Charlotte spent the rest of the month tying up loose ends: collecting money owed to her, making sure her clothes and costumes were repaired and ready for London. Sallie sewed tassels and braided trim on Charlotte’s silk-linked handbag, and Charlotte bought Sallie a new hat and gloves for the journey. Then on Friday, July 5, a little more than two weeks short of her twenty-eighth birthday, Charlotte took a cab to Rose’s house, had dinner with her family, and spent the night. The next morning, she and Rose were privately married. “Slept with Rose,” she giddily recorded in her diary. “Married.” As a wedding gift, Rose gave her a tiny, coin-shaped portrait of Fanny Kemble, whom Charlotte still admired, attached to a tightly woven bracelet of Rose’s light brown hair. A week later Charlotte and Rose slept together again. Afterward, Charlotte went home and spent the afternoon burning letters she didn’t want her mother stumbling on while she was away.
Hoping to spend her ocean voyage improving her mind, Charlotte filled her suitcases with books. She chose authors who might be talked about in London’s high society, including Mme. de Staël, eighteenth-century France’s most celebrated female intellectual (ironically, a famous letter writer); the economist Adam Smith; Charles Darwin, whose book The Voyage of the Beagle had become a bestseller (Charlotte listed his name in her diary under the heading “imagination unchecked”); and the Romantic poets Robert Southey, William Wordsworth, and Alfred, Lord Tennyson, whose poems made her curious about “nature-worship” and “pantheism.” Like the Romantics she admired, Charlotte often saw her passions reflected back to her in nature: in cloudburst, tempest, and the sudden reemergence of the sun after a storm.
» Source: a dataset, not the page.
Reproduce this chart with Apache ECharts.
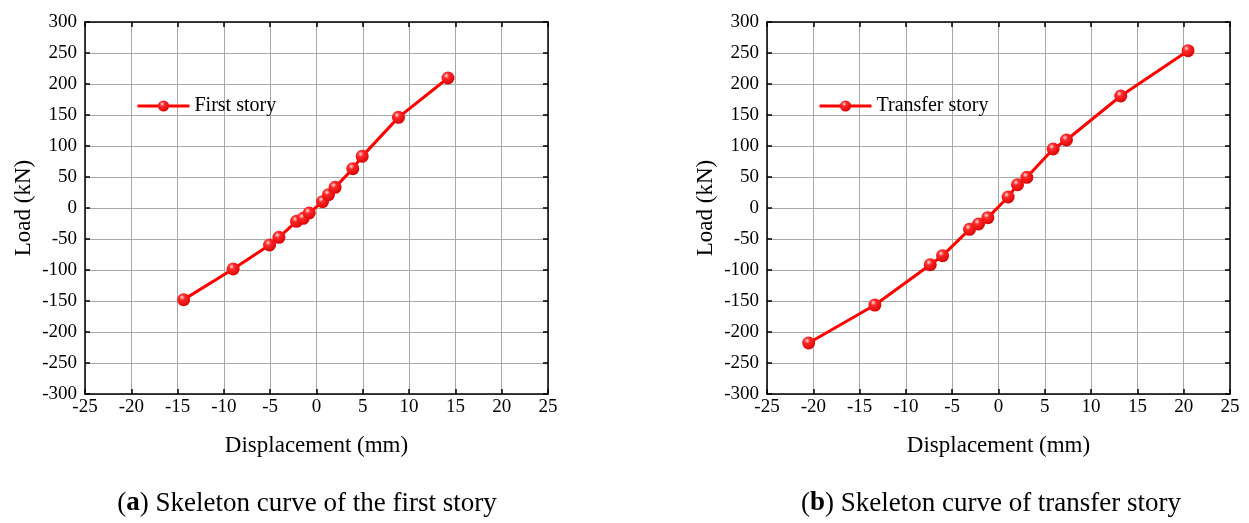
<!DOCTYPE html>
<html>
<head>
<meta charset="utf-8">
<style>
  html, body { margin: 0; padding: 0; background: #fff; }
  #chart { width: 1249px; height: 523px; }
</style>
<script src="https://cdn.jsdelivr.net/npm/echarts@6/dist/echarts.min.js"></script>
</head>
<body>
<div id="chart"></div>
<script>
// skeleton curve data
const firstDisp = [-14.35, -9.0, -5.07, -4.06, -2.16, -1.44, -0.79, 0.65, 1.29, 2.01, 3.92, 4.93, 8.85, 14.2]
const firstLoad = [-147.8, -98.4, -59.7, -47.3, -21.5, -16.7, -8.1, 10.2, 21.5, 33.3, 63.4, 83.3, 146.2, 209.7]
const transferDisp = [-20.5, -13.35, -7.37, -6.04, -3.13, -2.16, -1.15, 1.04, 2.05, 3.06, 5.9, 7.34, 13.2, 20.47]
const transferLoad = [-217.7, -156.5, -91.4, -76.9, -34.4, -25.8, -15.6, 17.7, 37.6, 49.5, 95.2, 109.7, 180.6, 253.8]
const seriesNames = ['First story', 'Transfer story']
const captionTags = ['a', 'b']
const captions = ['Skeleton curve of the first story', 'Skeleton curve of transfer story']

const FONT = '"Book Antiqua", "Palatino Linotype", Palatino, "Liberation Serif", serif'
const chart = echarts.init(document.getElementById('chart'))

const gridLine = { show: true, lineStyle: { color: '#a8a8a8', width: 1 } }
const frameLine = { show: true, onZero: false, lineStyle: { color: '#000', width: 1.5 } }
const tick = { show: true, inside: true, length: 5, lineStyle: { color: '#000', width: 1.5 } }

const xAxisFor = (gridIndex) => [
  {
    gridIndex, type: 'value', min: -25, max: 25, interval: 5,
    name: 'Displacement (mm)', nameLocation: 'middle', nameGap: 40,
    nameTextStyle: { fontFamily: FONT, fontSize: 23, color: '#000' },
    axisLine: frameLine, axisTick: tick, splitLine: gridLine,
    axisLabel: { margin: 4, fontFamily: FONT, fontSize: 19, color: '#000' },
  },
  {
    gridIndex, type: 'value', position: 'top', min: -25, max: 25, interval: 5,
    axisLine: frameLine, axisTick: tick, splitLine: { show: false }, axisLabel: { show: false },
  },
]

const yAxisFor = (gridIndex) => [
  {
    gridIndex, type: 'value', min: -300, max: 300, interval: 50,
    name: 'Load (kN)', nameLocation: 'middle', nameGap: 50,
    nameTextStyle: { fontFamily: FONT, fontSize: 23, color: '#000' },
    axisLine: frameLine, axisTick: tick, splitLine: gridLine,
    axisLabel: { margin: 8, fontFamily: FONT, fontSize: 19, color: '#000' },
  },
  {
    gridIndex, type: 'value', position: 'right', min: -300, max: 300, interval: 50,
    axisLine: frameLine, axisTick: tick, splitLine: { show: false }, axisLabel: { show: false },
  },
]

const ball = new echarts.graphic.RadialGradient(0.38, 0.32, 0.75, [
  { offset: 0, color: '#ffe4e4' },
  { offset: 0.28, color: '#ff2a2a' },
  { offset: 1, color: '#d80000' },
])

const makeSeries = (name, xs, ys, idx) => ({
  name,
  type: 'line',
  xAxisIndex: idx * 2,
  yAxisIndex: idx * 2,
  data: xs.map((x, i) => [x, ys[i]]),
  smooth: false,
  symbol: 'circle',
  symbolSize: 13,
  lineStyle: { color: '#ff0000', width: 3 },
  itemStyle: { color: ball, borderWidth: 0 },
})

const legendFor = (name, left) => ({
  data: [name], left, top: 96, padding: 0, itemWidth: 52, itemHeight: 14, itemGap: 5,
  lineStyle: { width: 3 },
  textStyle: { fontFamily: FONT, fontSize: 20, color: '#000' },
})

const captionCenters = [307, 991]

chart.setOption({
  animation: false,
  grid: [
    { left: 85, right: 701, top: 22, bottom: 129 },
    { left: 767, right: 19, top: 22, bottom: 129 },
  ],
  legend: [legendFor(seriesNames[0], 136), legendFor(seriesNames[1], 818)],
  title: captions.map((c, i) => ({
    text: '{n|(}{b|' + captionTags[i] + '}{n|) ' + c + '}',
    left: captionCenters[i],
    textAlign: 'center',
    top: 490,
    padding: 0,
    textStyle: {
      fontWeight: 'normal',
      rich: {
        n: { fontFamily: FONT, fontSize: 27, fontWeight: 'normal', color: '#000' },
        b: { fontFamily: FONT, fontSize: 27, fontWeight: 'bold', color: '#000' },
      },
    },
  })),
  xAxis: [...xAxisFor(0), ...xAxisFor(1)],
  yAxis: [...yAxisFor(0), ...yAxisFor(1)],
  series: [
    makeSeries(seriesNames[0], firstDisp, firstLoad, 0),
    makeSeries(seriesNames[1], transferDisp, transferLoad, 1),
  ],
})
</script>
</body>
</html>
In early October 1844, Charlotte performed in a benefit performance for Macready, and he had promised to perform in hers the following day. In the morning, however, she discovered with horror that Macready had sailed to London in the night. She scrambled, managing to find an actor she had performed with before, George Vandenhoff, but he was not as big a name and she fumed over the money Macready had lost her.
On October 26, Charlotte boarded the Garrick to set sail for Liverpool. Sallie Mercer accompanied her, though she sailed in a separate, third-class berth. When Mary Eliza discovered Charlotte had been putting aside money in secret, she was furious, but she agreed it was a good idea. Mary Eliza had her own reasons for wanting Charlotte out of the country. Someone had been gossiping about Charlotte’s relationships with women. They’d found out about her marriage to Rose and also about a flirtation with a young woman named Lizzie Gardette. “I have always said that time’ll show whether I deserved all the unkind feeling that has been believed and harbored against me,” Charlotte later wrote to her mother, “and I think time will show it.”
The boat shoved away from the dock with a great bellow, and the passengers watched as New York became an island and then a horizon and then disappeared from view. As Manhattan faded, Charlotte wrote a quote from Longfellow’s novel Hyperion onto the front of her diary: “Look not mournfully into the past, go forth to meet the dark and shadowy future without fear and with a manly heart.”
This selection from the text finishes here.